Provide an exact copy of the data, excluding the images.

— BEGIN Source data —

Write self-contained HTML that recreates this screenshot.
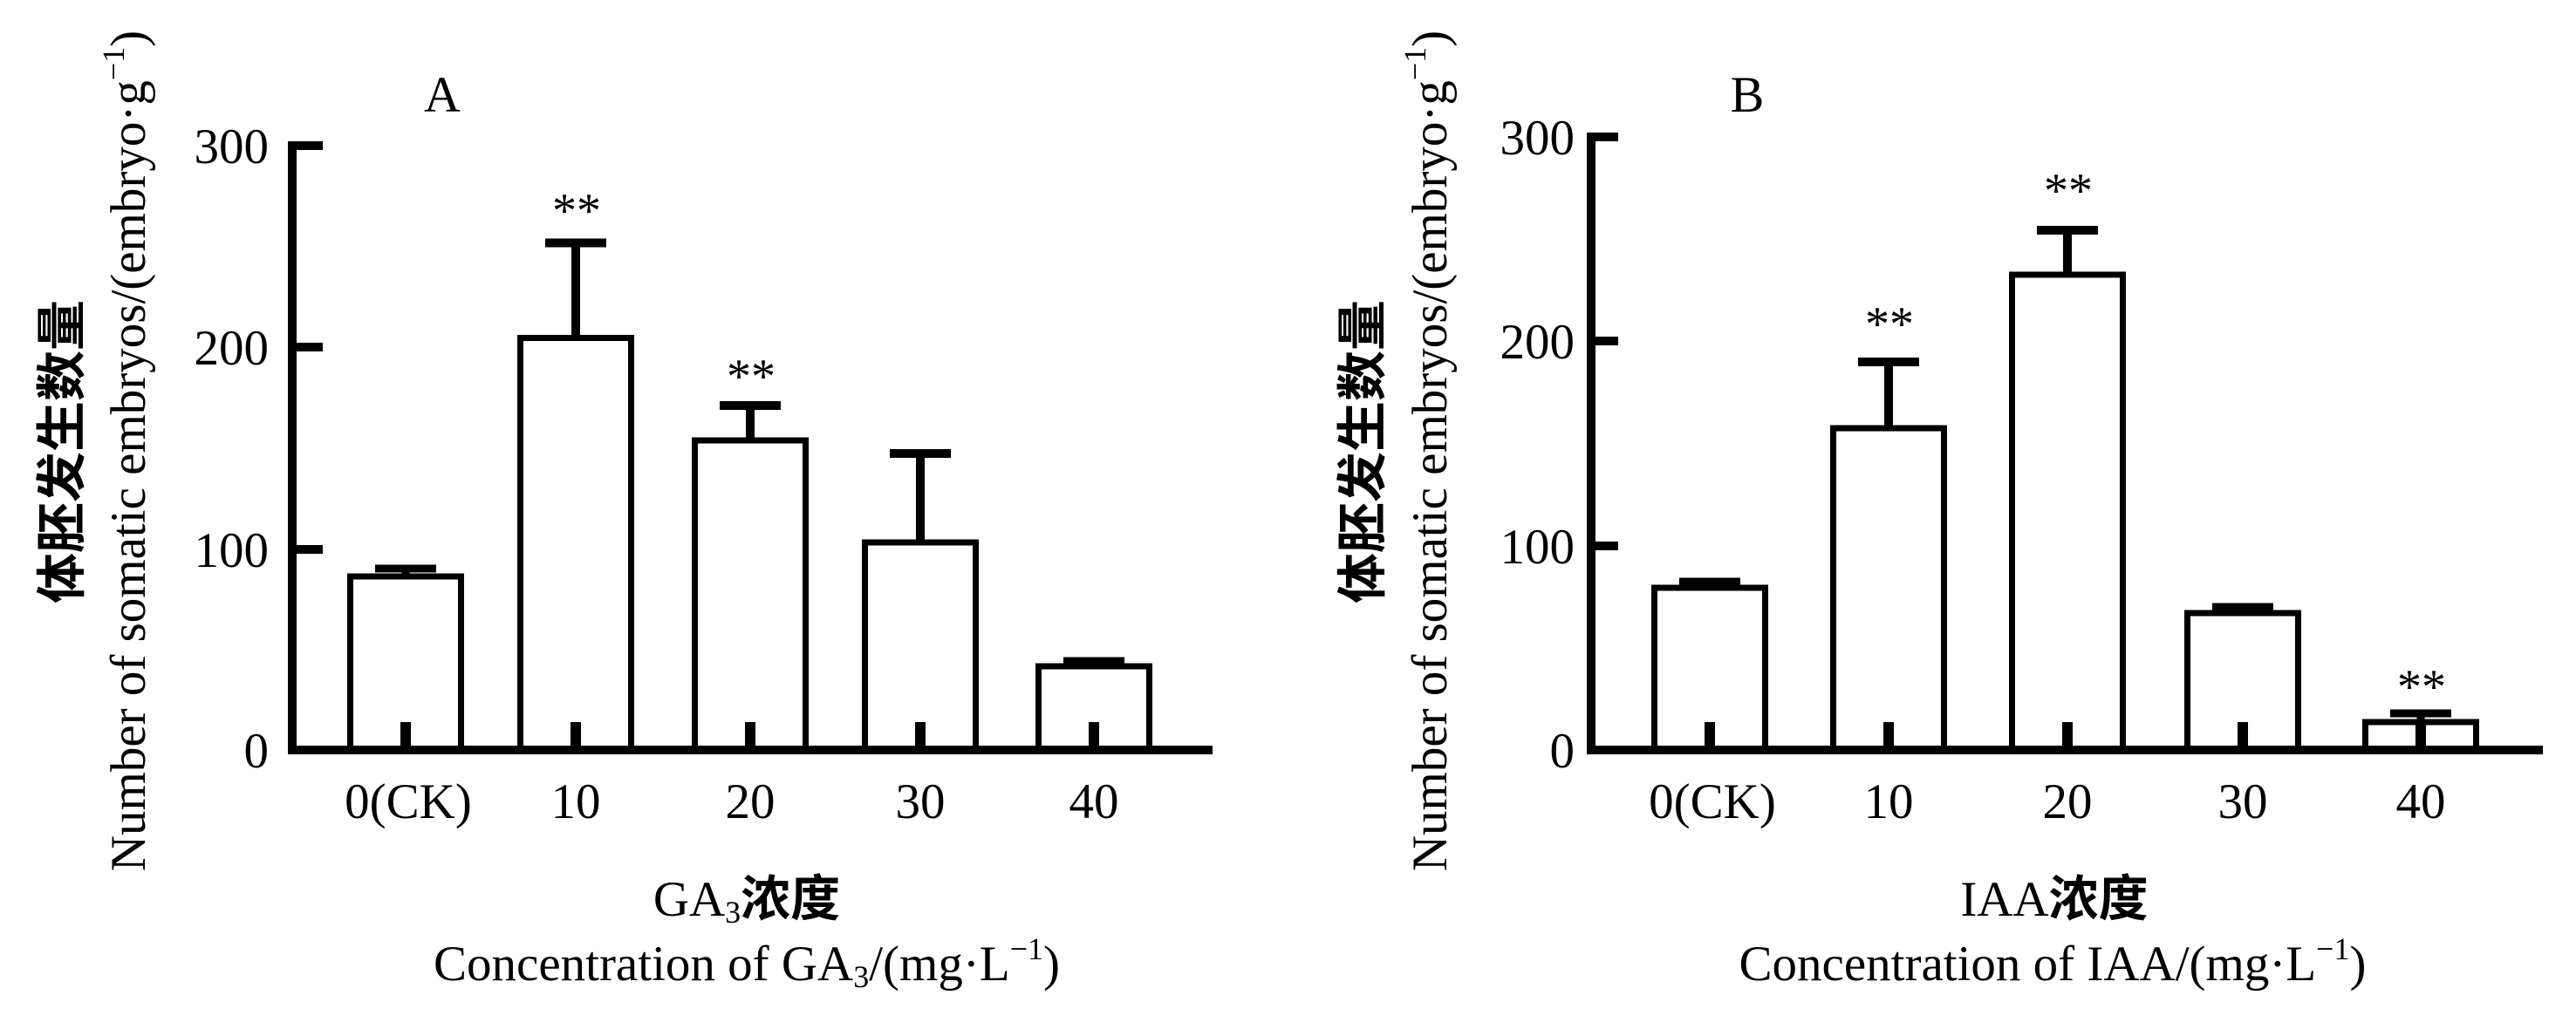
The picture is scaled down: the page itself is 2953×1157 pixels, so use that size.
<!DOCTYPE html>
<html><head><meta charset="utf-8"><style>
html,body{margin:0;padding:0;background:#fff;}
svg{display:block;}
text{font-family:"Liberation Serif","Noto Serif CJK SC",serif;fill:#000;}
.cjk{font-family:"Noto Sans CJK SC","WenQuanYi Zen Hei",sans-serif;font-weight:bold;}
</style></head><body>
<svg width="2953" height="1157" viewBox="0 0 2953 1157" xmlns="http://www.w3.org/2000/svg">
<g stroke="#000" fill="none">
<!-- Panel A axes -->
<line x1="335" y1="162" x2="335" y2="865" stroke-width="10"/>
<line x1="330" y1="860" x2="1390" y2="860" stroke-width="10"/>
<line x1="335" y1="167" x2="370" y2="167" stroke-width="10"/>
<line x1="335" y1="398" x2="370" y2="398" stroke-width="10"/>
<line x1="335" y1="630" x2="370" y2="630" stroke-width="10"/>
<!-- Panel A bars -->
<path d="M401.5 860V661H528.5V860" stroke-width="7"/>
<path d="M596.5 860V387.5H723.5V860" stroke-width="7"/>
<path d="M796.5 860V505H923.5V860" stroke-width="7"/>
<path d="M991.5 860V622H1118.5V860" stroke-width="7"/>
<path d="M1190.5 860V764H1317.5V860" stroke-width="7"/>
<!-- A error bars -->
<path d="M465 661V652M430 652H500" stroke-width="9"/>
<path d="M660 387V278.5M625 278.5H695" stroke-width="10"/>
<path d="M860 505V465M825 465H895" stroke-width="10"/>
<path d="M1055 622V520M1020 520H1090" stroke-width="10"/>
<path d="M1254 764V758M1219 758H1289" stroke-width="9"/>
<!-- A inner ticks -->
<path d="M465 828V860M660 828V860M860 828V860M1055 828V860M1254 828V860" stroke-width="12"/>

<!-- Panel B axes -->
<line x1="1824" y1="152" x2="1824" y2="865" stroke-width="10"/>
<line x1="1819" y1="860" x2="2915" y2="860" stroke-width="10"/>
<line x1="1824" y1="157" x2="1855" y2="157" stroke-width="10"/>
<line x1="1824" y1="391" x2="1855" y2="391" stroke-width="10"/>
<line x1="1824" y1="626" x2="1855" y2="626" stroke-width="10"/>
<!-- B bars -->
<path d="M1896.5 860V674H2023.5V860" stroke-width="7"/>
<path d="M2101.5 860V491H2228.5V860" stroke-width="7"/>
<path d="M2306.5 860V315H2433.5V860" stroke-width="7"/>
<path d="M2507.5 860V703H2634.5V860" stroke-width="7"/>
<path d="M2711.5 860V828H2838.5V860" stroke-width="7"/>
<!-- B error bars -->
<path d="M1960 674V667M1925 667H1995" stroke-width="9"/>
<path d="M2165 491V415M2130 415H2200" stroke-width="10"/>
<path d="M2370 315V264M2335 264H2405" stroke-width="10"/>
<path d="M2571 703V696M2536 696H2606" stroke-width="9"/>
<path d="M2775 828V818M2740 818H2810" stroke-width="9"/>
<path d="M1960 828V860M2165 828V860M2370 828V860M2571 828V860M2775 828V860" stroke-width="12"/>
</g>

<!-- Panel A text -->
<text x="507" y="128" font-size="58" text-anchor="middle">A</text>
<g font-size="57" text-anchor="end">
<text x="308" y="187">300</text>
<text x="308" y="418">200</text>
<text x="308" y="650">100</text>
<text x="308" y="880">0</text>
</g>
<g font-size="57" text-anchor="middle">
<text x="468" y="938">0(CK)</text>
<text x="660" y="938">10</text>
<text x="860" y="938">20</text>
<text x="1055" y="938">30</text>
<text x="1254" y="938">40</text>
</g>
<g font-size="56" text-anchor="middle">
<text x="661" y="260">**</text>
<text x="861" y="450">**</text>
</g>
<text x="856" y="1050" font-size="57" text-anchor="middle">GA<tspan font-size="36" dy="8">3</tspan><tspan class="cjk" dy="-8">浓度</tspan></text>
<text x="856" y="1124" font-size="57" text-anchor="middle">Concentration of GA<tspan font-size="36" dy="8">3</tspan><tspan dy="-8">/(mg·L</tspan><tspan font-size="36" dy="-24">−1</tspan><tspan dy="24">)</tspan></text>
<text class="cjk" transform="translate(91,518) rotate(-90)" font-size="58" text-anchor="middle">体胚发生数量</text>
<text transform="translate(166,517) rotate(-90)" font-size="57" text-anchor="middle">Number of somatic embryos/(embryo·g<tspan font-size="36" dy="-24">−1</tspan><tspan dy="24">)</tspan></text>

<!-- Panel B text -->
<text x="2003" y="128" font-size="58" text-anchor="middle">B</text>
<g font-size="57" text-anchor="end">
<text x="1805" y="177">300</text>
<text x="1805" y="411">200</text>
<text x="1805" y="646">100</text>
<text x="1805" y="880">0</text>
</g>
<g font-size="57" text-anchor="middle">
<text x="1963" y="938">0(CK)</text>
<text x="2165" y="938">10</text>
<text x="2370" y="938">20</text>
<text x="2571" y="938">30</text>
<text x="2775" y="938">40</text>
</g>
<g font-size="56" text-anchor="middle">
<text x="2166" y="390">**</text>
<text x="2371" y="237">**</text>
<text x="2776" y="806">**</text>
</g>
<text x="2355" y="1050" font-size="57" text-anchor="middle">IAA<tspan class="cjk">浓度</tspan></text>
<text x="2353" y="1124" font-size="57" text-anchor="middle">Concentration of IAA/(mg·L<tspan font-size="36" dy="-24">−1</tspan><tspan dy="24">)</tspan></text>
<text class="cjk" transform="translate(1582,518) rotate(-90)" font-size="58" text-anchor="middle">体胚发生数量</text>
<text transform="translate(1658,517) rotate(-90)" font-size="57" text-anchor="middle">Number of somatic embryos/(embryo·g<tspan font-size="36" dy="-24">−1</tspan><tspan dy="24">)</tspan></text>
</svg>
</body></html>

— END Source data —

→ **Final answer**:
Write self-contained HTML that recreates this screenshot.
The picture is scaled down: the page itself is 2953×1157 pixels, so use that size.
<!DOCTYPE html>
<html><head><meta charset="utf-8"><style>
html,body{margin:0;padding:0;background:#fff;}
svg{display:block;}
text{font-family:"Liberation Serif","Noto Serif CJK SC",serif;fill:#000;}
.cjk{font-family:"Noto Sans CJK SC","WenQuanYi Zen Hei",sans-serif;font-weight:bold;}
</style></head><body>
<svg width="2953" height="1157" viewBox="0 0 2953 1157" xmlns="http://www.w3.org/2000/svg">
<g stroke="#000" fill="none">
<!-- Panel A axes -->
<line x1="335" y1="162" x2="335" y2="865" stroke-width="10"/>
<line x1="330" y1="860" x2="1390" y2="860" stroke-width="10"/>
<line x1="335" y1="167" x2="370" y2="167" stroke-width="10"/>
<line x1="335" y1="398" x2="370" y2="398" stroke-width="10"/>
<line x1="335" y1="630" x2="370" y2="630" stroke-width="10"/>
<!-- Panel A bars -->
<path d="M401.5 860V661H528.5V860" stroke-width="7"/>
<path d="M596.5 860V387.5H723.5V860" stroke-width="7"/>
<path d="M796.5 860V505H923.5V860" stroke-width="7"/>
<path d="M991.5 860V622H1118.5V860" stroke-width="7"/>
<path d="M1190.5 860V764H1317.5V860" stroke-width="7"/>
<!-- A error bars -->
<path d="M465 661V652M430 652H500" stroke-width="9"/>
<path d="M660 387V278.5M625 278.5H695" stroke-width="10"/>
<path d="M860 505V465M825 465H895" stroke-width="10"/>
<path d="M1055 622V520M1020 520H1090" stroke-width="10"/>
<path d="M1254 764V758M1219 758H1289" stroke-width="9"/>
<!-- A inner ticks -->
<path d="M465 828V860M660 828V860M860 828V860M1055 828V860M1254 828V860" stroke-width="12"/>

<!-- Panel B axes -->
<line x1="1824" y1="152" x2="1824" y2="865" stroke-width="10"/>
<line x1="1819" y1="860" x2="2915" y2="860" stroke-width="10"/>
<line x1="1824" y1="157" x2="1855" y2="157" stroke-width="10"/>
<line x1="1824" y1="391" x2="1855" y2="391" stroke-width="10"/>
<line x1="1824" y1="626" x2="1855" y2="626" stroke-width="10"/>
<!-- B bars -->
<path d="M1896.5 860V674H2023.5V860" stroke-width="7"/>
<path d="M2101.5 860V491H2228.5V860" stroke-width="7"/>
<path d="M2306.5 860V315H2433.5V860" stroke-width="7"/>
<path d="M2507.5 860V703H2634.5V860" stroke-width="7"/>
<path d="M2711.5 860V828H2838.5V860" stroke-width="7"/>
<!-- B error bars -->
<path d="M1960 674V667M1925 667H1995" stroke-width="9"/>
<path d="M2165 491V415M2130 415H2200" stroke-width="10"/>
<path d="M2370 315V264M2335 264H2405" stroke-width="10"/>
<path d="M2571 703V696M2536 696H2606" stroke-width="9"/>
<path d="M2775 828V818M2740 818H2810" stroke-width="9"/>
<path d="M1960 828V860M2165 828V860M2370 828V860M2571 828V860M2775 828V860" stroke-width="12"/>
</g>

<!-- Panel A text -->
<text x="507" y="128" font-size="58" text-anchor="middle">A</text>
<g font-size="57" text-anchor="end">
<text x="308" y="187">300</text>
<text x="308" y="418">200</text>
<text x="308" y="650">100</text>
<text x="308" y="880">0</text>
</g>
<g font-size="57" text-anchor="middle">
<text x="468" y="938">0(CK)</text>
<text x="660" y="938">10</text>
<text x="860" y="938">20</text>
<text x="1055" y="938">30</text>
<text x="1254" y="938">40</text>
</g>
<g font-size="56" text-anchor="middle">
<text x="661" y="260">**</text>
<text x="861" y="450">**</text>
</g>
<text x="856" y="1050" font-size="57" text-anchor="middle">GA<tspan font-size="36" dy="8">3</tspan><tspan class="cjk" dy="-8">浓度</tspan></text>
<text x="856" y="1124" font-size="57" text-anchor="middle">Concentration of GA<tspan font-size="36" dy="8">3</tspan><tspan dy="-8">/(mg·L</tspan><tspan font-size="36" dy="-24">−1</tspan><tspan dy="24">)</tspan></text>
<text class="cjk" transform="translate(91,518) rotate(-90)" font-size="58" text-anchor="middle">体胚发生数量</text>
<text transform="translate(166,517) rotate(-90)" font-size="57" text-anchor="middle">Number of somatic embryos/(embryo·g<tspan font-size="36" dy="-24">−1</tspan><tspan dy="24">)</tspan></text>

<!-- Panel B text -->
<text x="2003" y="128" font-size="58" text-anchor="middle">B</text>
<g font-size="57" text-anchor="end">
<text x="1805" y="177">300</text>
<text x="1805" y="411">200</text>
<text x="1805" y="646">100</text>
<text x="1805" y="880">0</text>
</g>
<g font-size="57" text-anchor="middle">
<text x="1963" y="938">0(CK)</text>
<text x="2165" y="938">10</text>
<text x="2370" y="938">20</text>
<text x="2571" y="938">30</text>
<text x="2775" y="938">40</text>
</g>
<g font-size="56" text-anchor="middle">
<text x="2166" y="390">**</text>
<text x="2371" y="237">**</text>
<text x="2776" y="806">**</text>
</g>
<text x="2355" y="1050" font-size="57" text-anchor="middle">IAA<tspan class="cjk">浓度</tspan></text>
<text x="2353" y="1124" font-size="57" text-anchor="middle">Concentration of IAA/(mg·L<tspan font-size="36" dy="-24">−1</tspan><tspan dy="24">)</tspan></text>
<text class="cjk" transform="translate(1582,518) rotate(-90)" font-size="58" text-anchor="middle">体胚发生数量</text>
<text transform="translate(1658,517) rotate(-90)" font-size="57" text-anchor="middle">Number of somatic embryos/(embryo·g<tspan font-size="36" dy="-24">−1</tspan><tspan dy="24">)</tspan></text>
</svg>
</body></html>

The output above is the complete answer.